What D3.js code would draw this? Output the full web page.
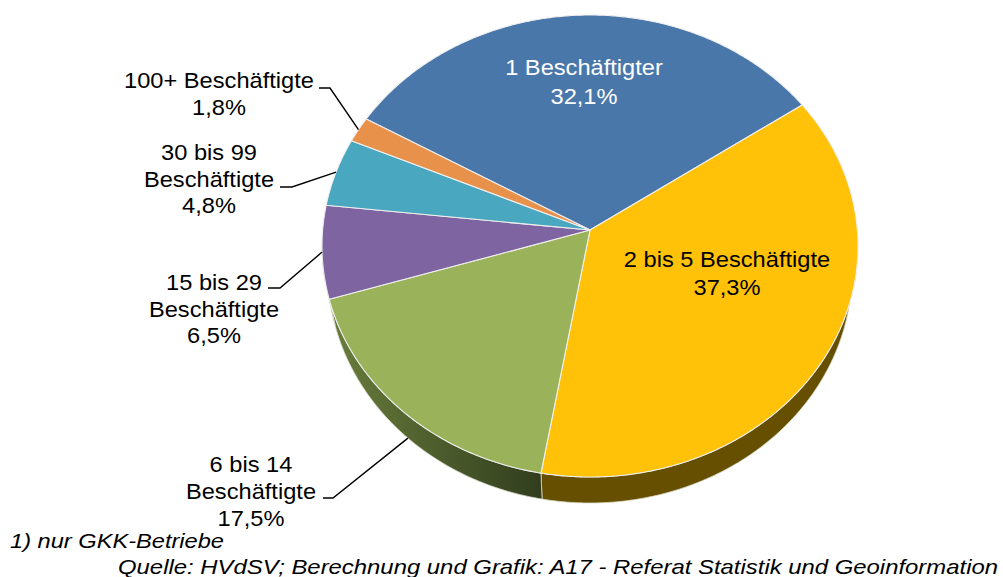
<!DOCTYPE html>
<html><head><meta charset="utf-8">
<script src="https://cdn.jsdelivr.net/npm/d3@7"></script>
<style>body{margin:0;background:#fff}svg{display:block}text{font-family:"Liberation Sans",Arial,sans-serif}</style>
</head><body>
<svg id="c" width="1003" height="577"></svg>
<script>
const categories = ["1 Beschäftigter","2 bis 5 Beschäftigte","6 bis 14 Beschäftigte","15 bis 29 Beschäftigte","30 bis 99 Beschäftigte","100+ Beschäftigte"];
const values = [32.1, 37.3, 17.5, 6.5, 4.8, 1.8];
const valueLabels = ["32,1%","37,3%","17,5%","6,5%","4,8%","1,8%"];
const labelLines = [["1 Beschäftigter","32,1%"],["2 bis 5 Beschäftigte","37,3%"],["6 bis 14","Beschäftigte","17,5%"],["15 bis 29","Beschäftigte","6,5%"],["30 bis 99","Beschäftigte","4,8%"],["100+ Beschäftigte","1,8%"]];
const topColors = ["#4a77aa","#ffc208","#9ab25a","#7e64a0","#4aa7c0","#e8914a"];
const sideColors = ["#2c4766","#665000","#3f4d25","#4b3c60","#2c6473","#8b5729"];
const footnote = "1) nur GKK-Betriebe";
const source = "Quelle: HVdSV; Berechnung und Grafik: A17 - Referat Statistik und Geoinformation";

const svg = d3.select("#c");
const cx = 590, cy = 246, rx = 268, ry = 231, depth = 26, rxB = 262, tilt = -0.069;
const start = -60 * Math.PI / 180;
const deg = Math.PI / 180;

function proj(a, bottom) {
  const u0 = Math.sin(a), v0 = -Math.cos(a);
  const d = 1 + tilt * v0;
  const u = u0 * Math.sqrt(1 - tilt * tilt) / d, v = (v0 + tilt) / d;
  return bottom ? [cx + rxB * u, cy + depth + ry * v] : [cx + rx * u, cy + ry * v];
}
const apex = [cx, cy + ry * tilt];

const pie = d3.pie().sort(null).value(d => d).startAngle(start).endAngle(start + 2 * Math.PI);
const arcs = pie(values);

function samples(a0, a1) {
  const n = Math.max(2, Math.ceil((a1 - a0) / (0.5 * deg)));
  return d3.range(n + 1).map(i => a0 + (a1 - a0) * i / n);
}

const defs = svg.append("defs");
const gg = defs.append("linearGradient").attr("id","gside").attr("gradientUnits","userSpaceOnUse")
  .attr("x1",330).attr("y1",0).attr("x2",545).attr("y2",0);
gg.append("stop").attr("offset","0").attr("stop-color","#6a7d3c");
gg.append("stop").attr("offset","1").attr("stop-color","#303c1d");

const line = d3.line();
// sides
const sideG = svg.append("g");
arcs.forEach((d, i) => {
  const a0 = Math.max(d.startAngle, 90 * deg), a1 = Math.min(d.endAngle, 270 * deg);
  if (a1 <= a0) return;
  const s = samples(a0, a1);
  const pts = s.map(a => proj(a, false)).concat(s.slice().reverse().map(a => proj(a, true)));
  sideG.append("path").attr("d", line(pts) + "Z")
    .attr("fill", i === 2 ? "url(#gside)" : sideColors[i])
    .attr("stroke", "#d8d8c8").attr("stroke-width", 0.8);
});
// tops
const topG = svg.append("g");
arcs.forEach((d, i) => {
  const pts = [apex].concat(samples(d.startAngle, d.endAngle).map(a => proj(a, false)));
  topG.append("path").attr("d", line(pts) + "Z")
    .attr("fill", topColors[i]).attr("stroke", "#eeeeee").attr("stroke-width", 1.1)
    .attr("stroke-linejoin","round");
});

// labels
const labelPos = [
  {x:584, y:75, dy:29, color:"#fff"},
  {x:727, y:267, dy:28, color:"#000"},
  {x:251, y:472, dy:27, color:"#000", elbow:[323,333,498], end:"bottom"},
  {x:214, y:290, dy:26.5, color:"#000", elbow:[268,280,288]},
  {x:209, y:160, dy:26.5, color:"#000", elbow:[280,292,187]},
  {x:219, y:88, dy:26.5, color:"#000", elbow:[319,330,88]}
];
const labG = svg.append("g");
arcs.forEach((d, i) => {
  const p = labelPos[i];
  if (p.elbow) {
    const mid = (d.startAngle + d.endAngle) / 2;
    const e = proj(mid, p.end === "bottom");
    labG.append("path").attr("d", line([[p.elbow[0], p.elbow[2]], [p.elbow[1], p.elbow[2]], e]))
      .attr("fill","none").attr("stroke","#000").attr("stroke-width",1.4);
  }
  labelLines[i].forEach((t, k) => {
    labG.append("text").attr("transform", `translate(${p.x},${p.y + k * p.dy}) scale(1.075,1)`)
      .attr("text-anchor","middle").attr("font-size", 22).attr("fill", p.color).text(t);
  });
});

svg.append("text").attr("x", 10).attr("y", 548).attr("font-size", 21).attr("font-style","italic")
  .attr("textLength", 214).attr("lengthAdjust","spacingAndGlyphs").text(footnote);
svg.append("text").attr("x", 118).attr("y", 574).attr("font-size", 21).attr("font-style","italic")
  .attr("textLength", 880).attr("lengthAdjust","spacingAndGlyphs").text(source);
</script>
</body></html>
----
Given instruction: Take the listing above and restate it word for word, without its pictures.

Solution for this problem:
What D3.js code would draw this? Output the full web page.
<!DOCTYPE html>
<html><head><meta charset="utf-8">
<script src="https://cdn.jsdelivr.net/npm/d3@7"></script>
<style>body{margin:0;background:#fff}svg{display:block}text{font-family:"Liberation Sans",Arial,sans-serif}</style>
</head><body>
<svg id="c" width="1003" height="577"></svg>
<script>
const categories = ["1 Beschäftigter","2 bis 5 Beschäftigte","6 bis 14 Beschäftigte","15 bis 29 Beschäftigte","30 bis 99 Beschäftigte","100+ Beschäftigte"];
const values = [32.1, 37.3, 17.5, 6.5, 4.8, 1.8];
const valueLabels = ["32,1%","37,3%","17,5%","6,5%","4,8%","1,8%"];
const labelLines = [["1 Beschäftigter","32,1%"],["2 bis 5 Beschäftigte","37,3%"],["6 bis 14","Beschäftigte","17,5%"],["15 bis 29","Beschäftigte","6,5%"],["30 bis 99","Beschäftigte","4,8%"],["100+ Beschäftigte","1,8%"]];
const topColors = ["#4a77aa","#ffc208","#9ab25a","#7e64a0","#4aa7c0","#e8914a"];
const sideColors = ["#2c4766","#665000","#3f4d25","#4b3c60","#2c6473","#8b5729"];
const footnote = "1) nur GKK-Betriebe";
const source = "Quelle: HVdSV; Berechnung und Grafik: A17 - Referat Statistik und Geoinformation";

const svg = d3.select("#c");
const cx = 590, cy = 246, rx = 268, ry = 231, depth = 26, rxB = 262, tilt = -0.069;
const start = -60 * Math.PI / 180;
const deg = Math.PI / 180;

function proj(a, bottom) {
  const u0 = Math.sin(a), v0 = -Math.cos(a);
  const d = 1 + tilt * v0;
  const u = u0 * Math.sqrt(1 - tilt * tilt) / d, v = (v0 + tilt) / d;
  return bottom ? [cx + rxB * u, cy + depth + ry * v] : [cx + rx * u, cy + ry * v];
}
const apex = [cx, cy + ry * tilt];

const pie = d3.pie().sort(null).value(d => d).startAngle(start).endAngle(start + 2 * Math.PI);
const arcs = pie(values);

function samples(a0, a1) {
  const n = Math.max(2, Math.ceil((a1 - a0) / (0.5 * deg)));
  return d3.range(n + 1).map(i => a0 + (a1 - a0) * i / n);
}

const defs = svg.append("defs");
const gg = defs.append("linearGradient").attr("id","gside").attr("gradientUnits","userSpaceOnUse")
  .attr("x1",330).attr("y1",0).attr("x2",545).attr("y2",0);
gg.append("stop").attr("offset","0").attr("stop-color","#6a7d3c");
gg.append("stop").attr("offset","1").attr("stop-color","#303c1d");

const line = d3.line();
// sides
const sideG = svg.append("g");
arcs.forEach((d, i) => {
  const a0 = Math.max(d.startAngle, 90 * deg), a1 = Math.min(d.endAngle, 270 * deg);
  if (a1 <= a0) return;
  const s = samples(a0, a1);
  const pts = s.map(a => proj(a, false)).concat(s.slice().reverse().map(a => proj(a, true)));
  sideG.append("path").attr("d", line(pts) + "Z")
    .attr("fill", i === 2 ? "url(#gside)" : sideColors[i])
    .attr("stroke", "#d8d8c8").attr("stroke-width", 0.8);
});
// tops
const topG = svg.append("g");
arcs.forEach((d, i) => {
  const pts = [apex].concat(samples(d.startAngle, d.endAngle).map(a => proj(a, false)));
  topG.append("path").attr("d", line(pts) + "Z")
    .attr("fill", topColors[i]).attr("stroke", "#eeeeee").attr("stroke-width", 1.1)
    .attr("stroke-linejoin","round");
});

// labels
const labelPos = [
  {x:584, y:75, dy:29, color:"#fff"},
  {x:727, y:267, dy:28, color:"#000"},
  {x:251, y:472, dy:27, color:"#000", elbow:[323,333,498], end:"bottom"},
  {x:214, y:290, dy:26.5, color:"#000", elbow:[268,280,288]},
  {x:209, y:160, dy:26.5, color:"#000", elbow:[280,292,187]},
  {x:219, y:88, dy:26.5, color:"#000", elbow:[319,330,88]}
];
const labG = svg.append("g");
arcs.forEach((d, i) => {
  const p = labelPos[i];
  if (p.elbow) {
    const mid = (d.startAngle + d.endAngle) / 2;
    const e = proj(mid, p.end === "bottom");
    labG.append("path").attr("d", line([[p.elbow[0], p.elbow[2]], [p.elbow[1], p.elbow[2]], e]))
      .attr("fill","none").attr("stroke","#000").attr("stroke-width",1.4);
  }
  labelLines[i].forEach((t, k) => {
    labG.append("text").attr("transform", `translate(${p.x},${p.y + k * p.dy}) scale(1.075,1)`)
      .attr("text-anchor","middle").attr("font-size", 22).attr("fill", p.color).text(t);
  });
});

svg.append("text").attr("x", 10).attr("y", 548).attr("font-size", 21).attr("font-style","italic")
  .attr("textLength", 214).attr("lengthAdjust","spacingAndGlyphs").text(footnote);
svg.append("text").attr("x", 118).attr("y", 574).attr("font-size", 21).attr("font-style","italic")
  .attr("textLength", 880).attr("lengthAdjust","spacingAndGlyphs").text(source);
</script>
</body></html>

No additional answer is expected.